If you are convicted of a crime, instead of sentencing you to jail, or to serving the remainder of your jail time, a judge can opt to sentence you to probation. While on probation, it is imperative that you follow all the rules and terms of your probation or you will risk having your probation revoked and finishing your sentence in jail.
If you are on probation can you leave the state?
If you are on probation you will very likely be told that you must remain within the same state, unless you have been authorized to leave. There are specific processes where you may be permitted to leave the location where you were sentenced, but only in circumstances where authorities have received communication about the event or reason as to why you are leaving.
How can you leave the state while on probation?
If you are on probation and you would like to leave the state, you must:
- Contact your probation officer. This should be the person to whom you turn to for all questions and requests relating to travel out of state.
- Explain to your probation officer the event or reason why you need to travel out of state and the entire circumstances surrounding why you are requesting this travel.
This should not be a simple request in the form of “I’d like to travel out of state”.
Instead, this should be a detailed explanation such as:
“In an attempt to fulfill the terms of my probation, I just got a new job. However, it is a construction job and the construction company is working on a hospital that is located across the border in the next state. I am requesting permission to travel out of state on the days that I am working, specifically for work, and to travel to and from the work site.”
The individual probation officer may grant permission to travel as long as all details of the trip are reviewed and constant communication is maintained. This will likely require more communication than is currently outlined in the terms of probation and any failure to check in or relay information to the probation officer as part of the special terms and permissions granted during out of state travel would have serious repercussions.
If there are any risks that the person asking for permission to travel will try to flee or will commit another crime, a judge or Court may decide to place “banned status” on the individual, preventing them from leaving the state for any reason.
When you are on probation can you leave the state?
There are situations where you can leave the state during your probationary period. However, travel cannot be taken without your probation officer being made aware and approving the travel.
For example: State law might allow you to leave the state for emergencies. In such cases, a judge may grant permission for you to leave during an emergency. The contingencies of such permissions are that during the time that you are out of state, you must remain in open and constant communication, and submit reports to your probation officer.
Can you leave the state on misdemeanor probation?
Leaving the state on probation is often easier to approve for misdemeanor cases, but it depends on the particular case, and the criminal activity or charges against the convicted, among other factors.
In the case of a misdemeanor, a person may get probation, rather than jail time, by submitting a guilty plea. A misdemeanor is potentially easier when it comes to making arrangements for traveling out of state that is absolutely necessary. The leniency applied to an individual’s case may also extend to the ability to travel out of state in order to keep an existing job, often when maintaining a job is another aspect of the probation requirements.

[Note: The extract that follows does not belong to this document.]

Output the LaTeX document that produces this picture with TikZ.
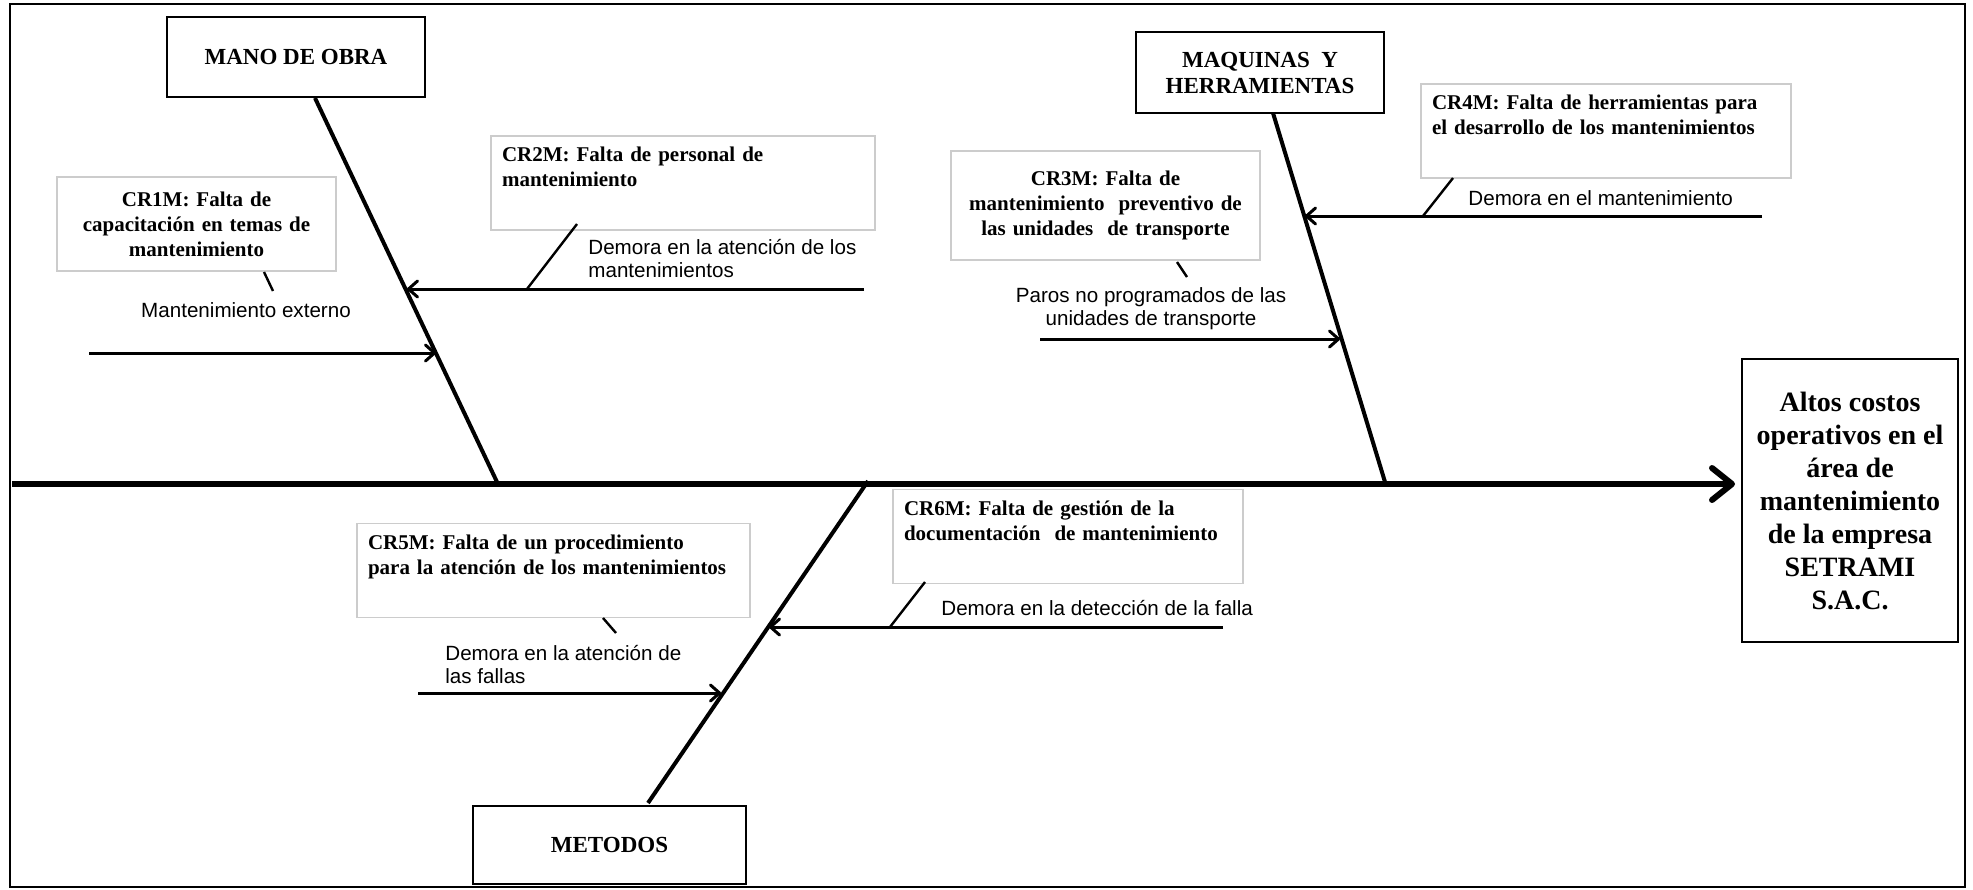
\documentclass[tikz,border=0pt]{standalone}
\usepackage{fontspec}
\setmainfont{Liberation Serif}
\newfontfamily\arialfont{Liberation Sans}
\usepackage{tikz}
\usetikzlibrary{arrows.meta}
\tikzset{
    % main spine with the big chevron
    spinearrow/.style={
        line width=3pt,
        black,
        -{Straight Barb[length=10pt, width=16pt, round]}
    },
    % small cause arrows
    causearrow/.style={
        line width=1.5pt,
        black,
        -{Straight Barb[length=4.5pt, width=8pt, round]}
    },
    boneline/.style={line width=2pt, black},
    tickline/.style={line width=1.2pt, black},
    catbox/.style={
        draw=black, line width=0.7pt, align=center,
        font=\fontsize{11.5}{13}\selectfont\bfseries
    },
    causebox/.style={
        draw=black!20, line width=0.6pt, inner sep=5.5pt,
        font=\fontsize{10.5}{12.5}\selectfont\bfseries
    },
    causelabel/.style={
        inner sep=0pt,
        font=\arialfont\fontsize{10.3}{11.5}\selectfont
    }
}

\begin{document}
\begin{tikzpicture}[x=0.5pt,y=-0.5pt]
    \useasboundingbox (0,0) rectangle (1973,889);
    % ===================== frame =====================
    \draw[line width=1pt] (10,4) rectangle (1965,887);

    \path
    (12,484) coordinate (s0)
    (1735,484) coordinate (s1)
    (315,98) coordinate (m0)
    (497,482) coordinate (m1)
    (1273,113) coordinate (q0)
    (1385,482) coordinate (q1)
    (648,803) coordinate (t0)
    (868,481) coordinate (t1)
    ;

    % ===================== boxes =====================
    \node[catbox, minimum width=129pt, minimum height=40pt] (mano) at (296,57) {MANO DE OBRA};
    \node[catbox, minimum width=124pt, minimum height=40.5pt] (maq) at (1260,72.5) {MAQUINAS\ \ Y\\HERRAMIENTAS};
    \node[catbox, minimum width=136.5pt, minimum height=39pt] (met) at (609.5,845) {METODOS};
    \node[catbox, font=\fontsize{14}{16.5}\selectfont\bfseries, minimum width=108pt, minimum height=141.5pt] (efecto) at (1850,500.5)
        {Altos costos\\operativos en el\\área de\\mantenimiento\\de la empresa\\SETRAMI\\S.A.C.};

    \node[causebox, text width=128.5pt, align=center, minimum height=47pt] (cr1) at (196.5,224)
        {CR1M: Falta de\\capacitación en temas de\\mantenimiento};
    \node[causebox, text width=181pt, align=left, minimum height=40pt] (cr2) at (683,183)
        {CR2M: Falta de personal de\\mantenimiento\\\strut};
    \node[causebox, text width=143.5pt, align=center, minimum height=54.5pt] (cr3) at (1105.5,205.5)
        {CR3M: Falta de\\mantenimiento\ \ preventivo de\\las unidades\ \ de transporte};
    \node[causebox, text width=174pt, align=left, minimum height=46pt] (cr4) at (1606,131)
        {CR4M: Falta de herramientas para\\el desarrollo de los mantenimientos\\\strut};
    \node[causebox, text width=185.5pt, align=left, minimum height=45.5pt] (cr5) at (553.5,570.5)
        {CR5M: Falta de un procedimiento\\para la atención de los mantenimientos\\\strut};
    \node[causebox, text width=164pt, align=left, minimum height=43.5pt] (cr6) at (1068,536.5)
        {CR6M: Falta de gestión de la\\documentación\ \ de mantenimiento\\\strut};

    % ===================== labels =====================
    \node[causelabel] (l1) at (246,310) {Mantenimiento externo};
    \node[causelabel, anchor=west, align=left] (l2) at (588,258.5) {Demora en la atención de los\\mantenimientos};
    \node[causelabel, align=center] (l3) at (1151,308.5) {Paros no programados de las\\unidades de transporte};
    \node[causelabel, anchor=west] (l4) at (1468,198) {Demora en el mantenimiento};
    \node[causelabel, anchor=west, align=left] (l5) at (445,664.5) {Demora en la atención de\\las fallas};
    \node[causelabel, anchor=west] (l6) at (941,608) {Demora en la detección de la falla};

    % ===================== spine and bones =====================
    \draw[spinearrow] (s0) -- (s1);
    \draw[boneline] (m0) -- (m1);
    \draw[boneline] (q0) -- (q1);
    \draw[boneline] (t0) -- (t1);

    % ===================== cause arrows =====================
    \path
    (89,353) coordinate (a1) (436,353) coordinate (b1)
    (864,289) coordinate (a2) (407,289) coordinate (b2)
    (1040,339) coordinate (a3) (1340,339) coordinate (b3)
    (1762,216) coordinate (a4) (1305,216) coordinate (b4)
    (418,693) coordinate (a5) (721,693) coordinate (b5)
    (1223,627) coordinate (a6) (769,627) coordinate (b6)
    ;
    \draw[causearrow] (a1) -- (b1);
    \draw[causearrow] (a2) -- (b2);
    \draw[causearrow] (a3) -- (b3);
    \draw[causearrow] (a4) -- (b4);
    \draw[causearrow] (a5) -- (b5);
    \draw[causearrow] (a6) -- (b6);

    % short ticks from the boxes
    \path
    (264,272) coordinate (k1) (273,291) coordinate (e1)
    (577,224) coordinate (k2) (527,289) coordinate (e2)
    (1177,262) coordinate (k3) (1187,277) coordinate (e3)
    (1453,178) coordinate (k4) (1423,216) coordinate (e4)
    (603,618) coordinate (k5) (616,633) coordinate (e5)
    (925,582) coordinate (k6) (890,627) coordinate (e6)
    ;
    \draw[tickline] (k1) -- (e1);
    \draw[tickline] (k2) -- (e2);
    \draw[tickline] (k3) -- (e3);
    \draw[tickline] (k4) -- (e4);
    \draw[tickline] (k5) -- (e5);
    \draw[tickline] (k6) -- (e6);
\end{tikzpicture}
\end{document}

The less severe the charge for the convicted, the higher the likelihood that a probation officer will approve an instance of travel out of state. If an individual is approved for out-of-state travel on a misdemeanor probation charge, and they violate any terms of that travel, perhaps failing to communicate regularly with their probation officer or changing their travel plans without permission, it would be legal grounds for violated probation. This could mean that the individual is arrested and now charged with the full extent of their crime with all probation revoked. An individual who was given probation instead of jail time who is convicted of probation violation during approved out-of-state travel may very likely face the extent of their jail time or at the very least the remainder of their sentence in jail.
Can someone on probation leave the state?
In the case of a felony probation, in most situations the conviction has already resulted in the arrested person serving jail time at a state prison.
This means there may or may not be a higher flight risk associated with that individual. This means that if they are allowed to leave the state unsupervised, it is likely that they will violate probation and go into hiding to avoid serving the rest of their probation sentence or subsequent jail time.
If an individual is considered a flight risk, the formal terms of the defendant’s probation might actually outline they’re not allowed to leave the state under any circumstances. That being said, a lawyer can still contact the County Court for serious emergencies and submit a request for consent.
A convicted felon who communicates a very serious matter and remains in open contact at all times may be granted permission to travel to another state. However, if they digress from their plans and fail to relay anything to their probation officer at any time, it could be grounds for probation violations and a warrant for their subsequent arrest. They would then be charged with finishing the remainder of their sentence without the option for probation or parole.
An individual on probation is not allowed to leave the state on their own without cause. There are, however, circumstances during which someone on probation can leave the state, whether they are convicted of a felony or misdemeanor. To do so, there must be a specific reason, permission given, and the convicted must adhere to the requirements laid out by the probation officer for the duration of their travel.